In this weekly column, art critic Lori Waxman adapts her 60wrd/min project to review work by artists whose practice has been affected by the pandemic. Waxman covers shows that have been cancelled, postponed, shuttered, made remote or opened by limited appointment, as well as art made during quarantine. Reviews are written in the order in which requests are received. This iteration of 60wrd/min is a democratic, good-faith effort to document more of the art making that is happening at a time when much of it is relatively unobserved.

Kelly Kristin Jones, performance image from “in time and paradise,” Riverside Arts Center, Illinois, 2020
What to do with all those monuments littering city parks and plazas in the form of dead white men, some of them still great, most of them now understood as beholden to racist and sexist ideologies? With a nod to the old-school darkroom technique called dodging, Kelly Kristin Jones holds placards in front of some of the more egregious of these sculptures in order to temporarily erase them in videos and photographs shot from just the right angle.
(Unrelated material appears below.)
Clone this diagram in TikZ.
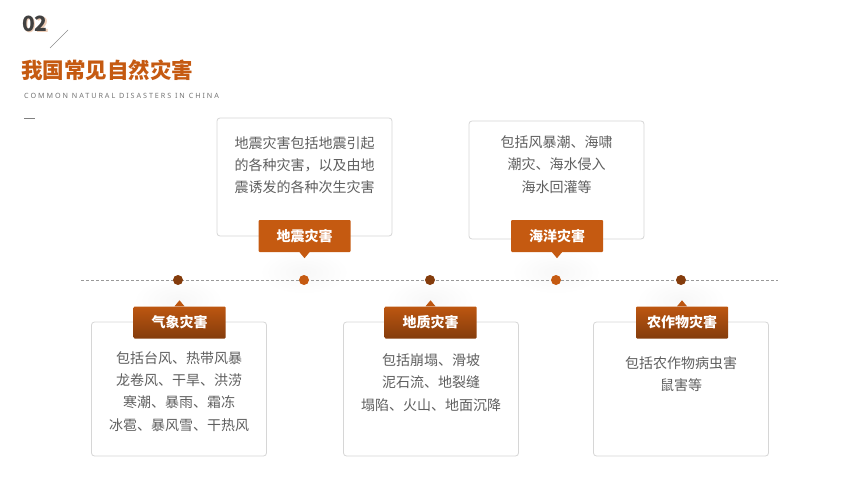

For “in time and paradise,” a fall solo show at the Riverside Arts Center organized to coincide with the one-hundredth anniversary of the Nineteenth Amendment, she built nineteen such tools out of variably sized pictures of the sky, one for each of nineteen women who fought and organized for the rights of all women, not just the wealthy white ladies who were the primary beneficiaries of the ratification. Among those nineteen women were organizers, publishers and journalists, photographers and marchers. In the spirit of the latter, Jones occasionally took those individual cloud sticks out for a walk, to protest Chicago’s many troubling statues and take their rightful (if brief) place atop those grand stone pedestals.
—2021-02-05 12:21 PM

Glen Rogers, “Her Story I,” monoprint, 22 x 14 inches, 2018
Figurative and abstract are meant to be antonyms, but they aren’t always. In “Return to the Figure,” a solo show at Casa Haas in Mazatlán, Mexico, closed shortly after it opened in March 2020 due to the pandemic, Glen Rogers exhibited monoprints and oils from four recent series centered on timeless female forms. Shadowy silhouettes ornamented with wings, auras and patterning, they glow with the colors and textures of other times and places. Some are named for the Black Madonna and Lilith, those underappreciated and misunderstood women of Christian legend, some belong to the series “Her Story,” and thus stand for all women. Real individuals are not in question anywhere here. What’s at stake, rather, is an abstract notion of Woman, not actually so different from the traditionally female symbols and motifs that were the focus of the self-described abstractions Rogers had spent the past two decades making. Be it a woman, a flower or a yoni, it’s all conceptionally female.
—2021-02-08 1:04 PM

Vesna Jovanovic, “Day 19,” 30 x 22 inches, ink, gouache, graphite and acrylic pen on paper, 2020
Medical imaging remains unsettlingly mysterious for most laypeople, a visual language of great, sometimes fatal, import that is all but undecipherable. It forms the basis of Vesna Jovanovic’s “Stay-at-Home Order,” a series of seventy-four large drawings, made one a day during Chicago’s spring coronavirus lockdown. Jovanovic’s primary source is a social media app used by medical professionals that, throughout the pandemic, has been filled with images of troubled lungs and related doctor messaging. Rendered six times larger than the size of a smartphone display, in Jovanovic’s drippy inks and smudgy pencils intercut by the occasional brightly colored line of acrylic pen or white rectangle of gouache, the imagery becomes, if not exactly readable, at least recognizably filled with the accidental and the precise, the bodily and the alien, the tactile and the digital. Nowhere is this more visible than in those places where dark spots on lungs blur at their edges, morphing from terrifying signs of infection to human irises that stare directly out from the paper, imploring the radiologist, the schoolteacher, the politician, the receptionist to remember: amid all the bones and viscera, there’s a person in here, too.
—2021-02-09 10:20 AM

D. Lammie-Hanson, “Exhiliration,” 24k goldpoint and brasspoint on matte acrylic latex on six wood panels, 72 x 36 inches, 2019-20
The default color of paper is white, and when making a sketch with pen or ink that white ground is a given. The situation is different for metalpoint artists, who must first prepare the surface on which to create their composition. That might not seem like a big deal, but consider the oeuvre of D. Lammie-Hanson, a contemporary master of the Medieval technique who specializes in pictures of Black bodies rendered with a splendor and precision that recall the work of Charles White. It matters immensely that Lammie-Hanson’s finely detailed portrait of Erykah Badu in one of her trademark giant hats is drawn onto a canvas pre-coated with matte black acrylic: that black becomes the base color out of which the singer emerges. Likewise, in an enormous six-panel study of a dancer gracefully falling through the air, the default color is the dark indigo paint that was laid down first. In these works, there is no white, only deep blacks and blues, plus trace elements of brass, silver and gold. The results are rich and glorious.